Russell served in the Florida National Guard and was wearing his military uniform and crying when police arrived at the murder scene and found him standing outside the Tampa apartment. Arthurs told police that Russell didn't know anything about the shooting.
Arthurs also told detectives he killed his roommates to thwart a terrorist attack by Atomwaffen. He claimed Russell had materials in the house "to kill civilians and target locations like power lines, nuclear reactors, and synagogues," prosecutors said.
"I prevented the deaths of a lot of people," Arthurs said in a rambling statement. Asked why his roommates would plan such an attack, he responded, "Because they want to build a Fourth Reich."
Russell's attorney, Ian Goldstein, maintains his client has accepted responsibility for his crimes and is "dedicated to emerging from this situation a stronger person."
"As a 22-year-old former college student and member of the armed forces, the defendant has seen the future he once hoped for evaporate before his eyes," Goldstein wrote in a Jan. 2 filing. "He has accepted responsibility for his offenses, and looks forward to serving his sentence and attempting to move forward with a productive and law abiding life."
Sentencing guidelines calculated by the court's probation office call for a prison sentence ranging from 24 to 30 months. Russell's lawyer asked the court for a more lenient sentence.
Prosecutors, however, say the guidelines don't adequately reflect the seriousness of Russell's actions, or the danger he still poses.

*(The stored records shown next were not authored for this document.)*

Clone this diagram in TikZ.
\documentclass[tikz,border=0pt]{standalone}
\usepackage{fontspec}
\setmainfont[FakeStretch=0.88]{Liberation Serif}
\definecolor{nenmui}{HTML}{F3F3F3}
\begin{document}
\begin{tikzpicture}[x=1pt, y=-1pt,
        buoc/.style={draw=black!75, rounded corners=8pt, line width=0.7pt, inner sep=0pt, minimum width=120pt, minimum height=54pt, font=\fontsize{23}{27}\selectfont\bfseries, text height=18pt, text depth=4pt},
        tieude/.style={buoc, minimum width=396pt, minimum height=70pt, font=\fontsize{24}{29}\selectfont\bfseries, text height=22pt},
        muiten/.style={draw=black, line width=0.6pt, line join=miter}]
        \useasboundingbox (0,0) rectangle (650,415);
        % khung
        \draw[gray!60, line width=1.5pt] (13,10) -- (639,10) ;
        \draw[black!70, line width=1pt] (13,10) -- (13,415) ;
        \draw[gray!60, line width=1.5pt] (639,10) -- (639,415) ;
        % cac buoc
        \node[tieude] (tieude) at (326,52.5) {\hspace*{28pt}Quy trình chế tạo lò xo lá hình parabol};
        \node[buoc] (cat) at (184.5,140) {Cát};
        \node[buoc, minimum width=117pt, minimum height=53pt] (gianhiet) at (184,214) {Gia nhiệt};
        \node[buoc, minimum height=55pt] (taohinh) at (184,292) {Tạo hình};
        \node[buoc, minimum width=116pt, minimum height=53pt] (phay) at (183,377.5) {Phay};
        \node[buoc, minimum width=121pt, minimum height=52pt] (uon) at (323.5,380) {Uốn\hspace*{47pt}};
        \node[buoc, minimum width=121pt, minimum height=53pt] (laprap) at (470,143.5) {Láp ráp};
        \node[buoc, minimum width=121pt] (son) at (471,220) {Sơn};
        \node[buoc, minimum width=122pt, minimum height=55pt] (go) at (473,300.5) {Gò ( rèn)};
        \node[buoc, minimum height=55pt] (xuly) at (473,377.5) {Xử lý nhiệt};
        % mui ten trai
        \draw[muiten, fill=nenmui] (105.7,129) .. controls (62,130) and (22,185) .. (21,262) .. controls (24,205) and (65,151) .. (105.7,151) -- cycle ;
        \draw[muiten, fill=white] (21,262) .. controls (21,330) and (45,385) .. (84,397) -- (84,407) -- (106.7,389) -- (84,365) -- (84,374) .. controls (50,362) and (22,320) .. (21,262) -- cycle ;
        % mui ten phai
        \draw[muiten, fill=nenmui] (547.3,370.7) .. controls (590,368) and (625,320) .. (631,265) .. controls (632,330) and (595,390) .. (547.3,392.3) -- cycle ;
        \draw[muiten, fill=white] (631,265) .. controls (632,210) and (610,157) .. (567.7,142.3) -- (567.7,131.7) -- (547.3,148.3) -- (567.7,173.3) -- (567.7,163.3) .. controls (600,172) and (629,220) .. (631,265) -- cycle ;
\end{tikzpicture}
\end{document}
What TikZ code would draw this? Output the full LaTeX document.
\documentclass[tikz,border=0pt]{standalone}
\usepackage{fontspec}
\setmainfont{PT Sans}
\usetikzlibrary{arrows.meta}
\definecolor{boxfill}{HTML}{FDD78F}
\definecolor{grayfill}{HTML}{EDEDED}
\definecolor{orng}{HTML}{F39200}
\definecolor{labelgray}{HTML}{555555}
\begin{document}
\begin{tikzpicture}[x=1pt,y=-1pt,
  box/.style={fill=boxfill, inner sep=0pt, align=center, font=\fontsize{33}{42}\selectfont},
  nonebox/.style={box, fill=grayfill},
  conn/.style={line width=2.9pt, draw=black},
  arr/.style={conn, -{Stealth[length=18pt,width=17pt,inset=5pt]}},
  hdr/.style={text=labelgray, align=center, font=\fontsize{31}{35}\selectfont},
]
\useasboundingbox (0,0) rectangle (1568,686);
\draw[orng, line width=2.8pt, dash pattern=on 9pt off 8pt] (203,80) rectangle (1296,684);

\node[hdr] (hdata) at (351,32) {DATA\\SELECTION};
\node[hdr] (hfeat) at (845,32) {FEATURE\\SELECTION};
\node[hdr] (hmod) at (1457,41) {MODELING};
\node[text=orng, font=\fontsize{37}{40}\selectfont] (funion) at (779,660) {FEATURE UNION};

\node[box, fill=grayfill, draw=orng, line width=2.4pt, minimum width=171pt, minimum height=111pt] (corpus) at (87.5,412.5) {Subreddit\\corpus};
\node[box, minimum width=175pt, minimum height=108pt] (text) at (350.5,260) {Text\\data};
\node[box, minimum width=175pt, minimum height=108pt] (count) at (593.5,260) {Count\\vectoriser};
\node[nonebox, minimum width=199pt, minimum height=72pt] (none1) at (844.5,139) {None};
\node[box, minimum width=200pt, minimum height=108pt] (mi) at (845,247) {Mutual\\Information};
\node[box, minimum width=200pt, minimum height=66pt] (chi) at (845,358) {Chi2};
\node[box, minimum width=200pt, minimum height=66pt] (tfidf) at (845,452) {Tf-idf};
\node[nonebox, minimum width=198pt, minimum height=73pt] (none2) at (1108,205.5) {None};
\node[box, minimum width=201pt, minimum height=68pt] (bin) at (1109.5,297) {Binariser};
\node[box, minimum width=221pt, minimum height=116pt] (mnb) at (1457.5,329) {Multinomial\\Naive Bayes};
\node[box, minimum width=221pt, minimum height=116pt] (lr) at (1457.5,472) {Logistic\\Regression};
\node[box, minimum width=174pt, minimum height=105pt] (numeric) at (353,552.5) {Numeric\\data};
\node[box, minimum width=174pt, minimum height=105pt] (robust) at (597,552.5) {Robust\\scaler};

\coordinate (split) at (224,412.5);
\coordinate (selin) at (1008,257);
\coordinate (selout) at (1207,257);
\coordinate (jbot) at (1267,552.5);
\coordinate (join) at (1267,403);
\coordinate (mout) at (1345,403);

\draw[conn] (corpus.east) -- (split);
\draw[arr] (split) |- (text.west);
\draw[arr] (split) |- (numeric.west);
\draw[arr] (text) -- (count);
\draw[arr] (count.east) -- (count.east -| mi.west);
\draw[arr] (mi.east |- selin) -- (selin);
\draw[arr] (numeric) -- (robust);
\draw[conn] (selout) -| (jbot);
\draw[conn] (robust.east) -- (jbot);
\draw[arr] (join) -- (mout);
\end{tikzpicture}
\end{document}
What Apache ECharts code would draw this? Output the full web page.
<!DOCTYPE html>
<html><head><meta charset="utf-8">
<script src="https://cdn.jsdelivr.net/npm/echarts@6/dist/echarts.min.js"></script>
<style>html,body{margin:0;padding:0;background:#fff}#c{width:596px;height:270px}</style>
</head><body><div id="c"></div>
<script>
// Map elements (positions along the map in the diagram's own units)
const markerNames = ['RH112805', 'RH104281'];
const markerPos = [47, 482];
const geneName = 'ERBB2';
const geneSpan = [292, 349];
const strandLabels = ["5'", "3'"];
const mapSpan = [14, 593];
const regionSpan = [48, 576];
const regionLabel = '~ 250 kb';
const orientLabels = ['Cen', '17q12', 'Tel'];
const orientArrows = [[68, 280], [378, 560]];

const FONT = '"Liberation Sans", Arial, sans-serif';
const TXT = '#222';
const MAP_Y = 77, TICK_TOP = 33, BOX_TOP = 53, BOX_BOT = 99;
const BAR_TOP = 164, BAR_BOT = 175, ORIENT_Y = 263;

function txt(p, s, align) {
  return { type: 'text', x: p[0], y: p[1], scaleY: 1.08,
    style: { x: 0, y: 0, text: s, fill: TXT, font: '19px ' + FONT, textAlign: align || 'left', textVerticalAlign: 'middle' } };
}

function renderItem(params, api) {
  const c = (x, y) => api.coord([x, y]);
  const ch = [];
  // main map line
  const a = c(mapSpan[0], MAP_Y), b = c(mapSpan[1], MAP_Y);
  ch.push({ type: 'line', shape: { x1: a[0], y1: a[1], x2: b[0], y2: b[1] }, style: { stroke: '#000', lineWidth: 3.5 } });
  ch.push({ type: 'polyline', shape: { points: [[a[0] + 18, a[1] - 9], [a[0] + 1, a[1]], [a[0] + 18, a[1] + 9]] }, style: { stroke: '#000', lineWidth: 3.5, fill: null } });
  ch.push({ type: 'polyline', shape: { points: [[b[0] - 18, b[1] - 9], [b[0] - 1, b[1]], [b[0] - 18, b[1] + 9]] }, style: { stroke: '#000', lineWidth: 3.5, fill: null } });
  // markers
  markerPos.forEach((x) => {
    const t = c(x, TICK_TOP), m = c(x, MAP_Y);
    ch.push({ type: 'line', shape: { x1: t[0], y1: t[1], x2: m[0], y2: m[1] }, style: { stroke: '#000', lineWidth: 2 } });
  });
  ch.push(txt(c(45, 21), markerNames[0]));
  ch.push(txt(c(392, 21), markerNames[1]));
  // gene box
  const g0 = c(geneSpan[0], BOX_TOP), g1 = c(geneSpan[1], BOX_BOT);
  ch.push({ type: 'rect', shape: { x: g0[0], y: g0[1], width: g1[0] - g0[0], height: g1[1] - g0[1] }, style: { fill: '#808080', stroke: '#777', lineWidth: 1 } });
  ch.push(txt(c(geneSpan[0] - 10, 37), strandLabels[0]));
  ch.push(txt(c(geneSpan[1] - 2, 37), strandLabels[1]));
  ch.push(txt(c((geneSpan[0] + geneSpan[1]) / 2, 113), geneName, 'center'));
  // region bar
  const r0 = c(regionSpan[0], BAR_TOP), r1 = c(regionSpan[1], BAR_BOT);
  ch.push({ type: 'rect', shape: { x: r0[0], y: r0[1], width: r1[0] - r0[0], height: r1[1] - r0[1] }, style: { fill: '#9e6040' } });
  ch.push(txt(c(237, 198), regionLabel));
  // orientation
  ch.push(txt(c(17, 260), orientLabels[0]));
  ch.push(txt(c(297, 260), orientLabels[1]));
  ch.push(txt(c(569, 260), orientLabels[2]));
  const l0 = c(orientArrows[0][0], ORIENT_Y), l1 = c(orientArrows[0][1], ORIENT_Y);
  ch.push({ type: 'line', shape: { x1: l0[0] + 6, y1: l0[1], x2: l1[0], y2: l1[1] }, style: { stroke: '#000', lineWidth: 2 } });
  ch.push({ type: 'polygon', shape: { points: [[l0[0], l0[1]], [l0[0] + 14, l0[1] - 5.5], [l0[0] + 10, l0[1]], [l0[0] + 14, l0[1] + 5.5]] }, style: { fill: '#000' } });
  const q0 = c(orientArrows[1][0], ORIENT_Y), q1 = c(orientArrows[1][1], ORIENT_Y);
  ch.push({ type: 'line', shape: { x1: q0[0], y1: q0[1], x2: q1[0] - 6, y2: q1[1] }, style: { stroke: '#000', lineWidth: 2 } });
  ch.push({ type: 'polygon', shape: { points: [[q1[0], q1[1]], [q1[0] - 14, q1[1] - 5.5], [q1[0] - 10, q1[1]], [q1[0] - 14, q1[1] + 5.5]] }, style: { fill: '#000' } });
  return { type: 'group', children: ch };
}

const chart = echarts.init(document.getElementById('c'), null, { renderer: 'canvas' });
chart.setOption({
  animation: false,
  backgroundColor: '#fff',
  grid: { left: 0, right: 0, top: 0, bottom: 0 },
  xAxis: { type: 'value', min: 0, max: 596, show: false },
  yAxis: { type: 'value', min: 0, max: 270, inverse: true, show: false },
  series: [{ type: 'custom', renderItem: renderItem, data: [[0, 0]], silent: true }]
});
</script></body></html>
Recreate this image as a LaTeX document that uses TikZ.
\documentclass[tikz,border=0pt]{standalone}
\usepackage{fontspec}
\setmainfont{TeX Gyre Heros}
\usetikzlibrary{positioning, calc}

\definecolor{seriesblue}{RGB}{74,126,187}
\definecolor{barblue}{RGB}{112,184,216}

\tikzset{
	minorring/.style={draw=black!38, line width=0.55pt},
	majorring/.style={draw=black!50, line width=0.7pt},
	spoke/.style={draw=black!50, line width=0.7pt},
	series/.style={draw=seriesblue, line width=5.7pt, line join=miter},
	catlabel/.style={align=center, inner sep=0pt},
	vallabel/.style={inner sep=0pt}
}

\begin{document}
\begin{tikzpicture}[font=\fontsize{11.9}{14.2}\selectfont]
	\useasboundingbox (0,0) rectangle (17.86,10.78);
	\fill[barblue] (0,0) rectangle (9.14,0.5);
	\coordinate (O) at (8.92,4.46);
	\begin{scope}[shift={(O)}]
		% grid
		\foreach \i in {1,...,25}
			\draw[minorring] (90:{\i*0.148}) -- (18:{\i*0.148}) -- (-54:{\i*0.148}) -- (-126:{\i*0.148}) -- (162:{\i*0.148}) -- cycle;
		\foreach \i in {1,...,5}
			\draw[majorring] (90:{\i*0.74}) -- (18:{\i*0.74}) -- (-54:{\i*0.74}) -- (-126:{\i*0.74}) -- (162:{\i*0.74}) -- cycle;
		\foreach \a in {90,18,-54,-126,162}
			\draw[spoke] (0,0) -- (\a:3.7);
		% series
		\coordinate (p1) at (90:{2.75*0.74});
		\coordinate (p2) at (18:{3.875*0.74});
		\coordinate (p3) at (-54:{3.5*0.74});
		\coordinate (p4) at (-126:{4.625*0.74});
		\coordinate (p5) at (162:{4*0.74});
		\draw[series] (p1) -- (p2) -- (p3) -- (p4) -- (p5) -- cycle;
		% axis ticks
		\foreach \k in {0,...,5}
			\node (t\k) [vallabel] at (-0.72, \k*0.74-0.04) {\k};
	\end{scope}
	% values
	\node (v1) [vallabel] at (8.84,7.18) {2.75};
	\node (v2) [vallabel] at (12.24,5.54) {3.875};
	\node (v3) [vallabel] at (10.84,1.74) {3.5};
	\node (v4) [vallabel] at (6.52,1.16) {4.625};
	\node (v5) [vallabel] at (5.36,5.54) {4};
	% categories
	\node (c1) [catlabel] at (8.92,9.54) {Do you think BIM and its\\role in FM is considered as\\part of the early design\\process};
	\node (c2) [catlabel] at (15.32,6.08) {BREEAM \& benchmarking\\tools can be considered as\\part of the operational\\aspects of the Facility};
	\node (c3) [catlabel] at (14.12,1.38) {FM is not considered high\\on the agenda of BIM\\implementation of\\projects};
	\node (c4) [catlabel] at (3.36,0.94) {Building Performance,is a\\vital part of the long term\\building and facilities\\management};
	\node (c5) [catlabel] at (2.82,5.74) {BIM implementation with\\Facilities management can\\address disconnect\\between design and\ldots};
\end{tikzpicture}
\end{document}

Inside Russell's bedroom, authorities said they found several firearms, ammunition and a framed picture of Oklahoma City bomber Timothy McVeigh on Russell's bedroom dresser. Investigators also found a North Korean flag, multiple copies of Adolf Hitler's "Mein Kampf" and other neo-Nazi and white supremacist propaganda in the apartment, prosecutors said.
"Russell had a place of prominence for the picture of his idol, Timothy McVeigh, someone who turned his ideology into violent action," wrote Thomas, the federal prosecutor. "A photographic journey through Russell's apartment_the backdrop of the murder scene_is a chilling confirmation of Russell's intent to follow in the footsteps of his hero."
Russell set up a "mini-lab" in the garage, where investigators found explosive material stored in a cooler, near homemade detonator components and several pounds of ammonium nitrate, according to Thomas.
"Russell showed not an ounce of concern for his own life, his roommates' lives, or his (neighbors') lives," Thomas wrote.
In anonymous internet posts, Atomwaffen members hailed Oneschuk and Himmelman as fallen heroes, and assailed Arthurs as a race traitor. A tribute on IronMarch, a website for the "global fascist fraternity," included swastika-stamped photos of the slain men.
Relatives of the two slain friends have rejected those neo-Nazi labels and dismissed Arthurs' claims as the self-serving rantings of a sociopath. But prosecutors say Russell — even after his arrest — has never disputed he was Atomwaffen's leader.
"The evidence of Russell's violent ideology and his conduct while incarcerated shows that he has tightly held beliefs that he will continue to promote," Thomas wrote.
Kunzelman reported from Baton Rouge, La. Associated Press reporter Jason Dearen in Gainesville contributed.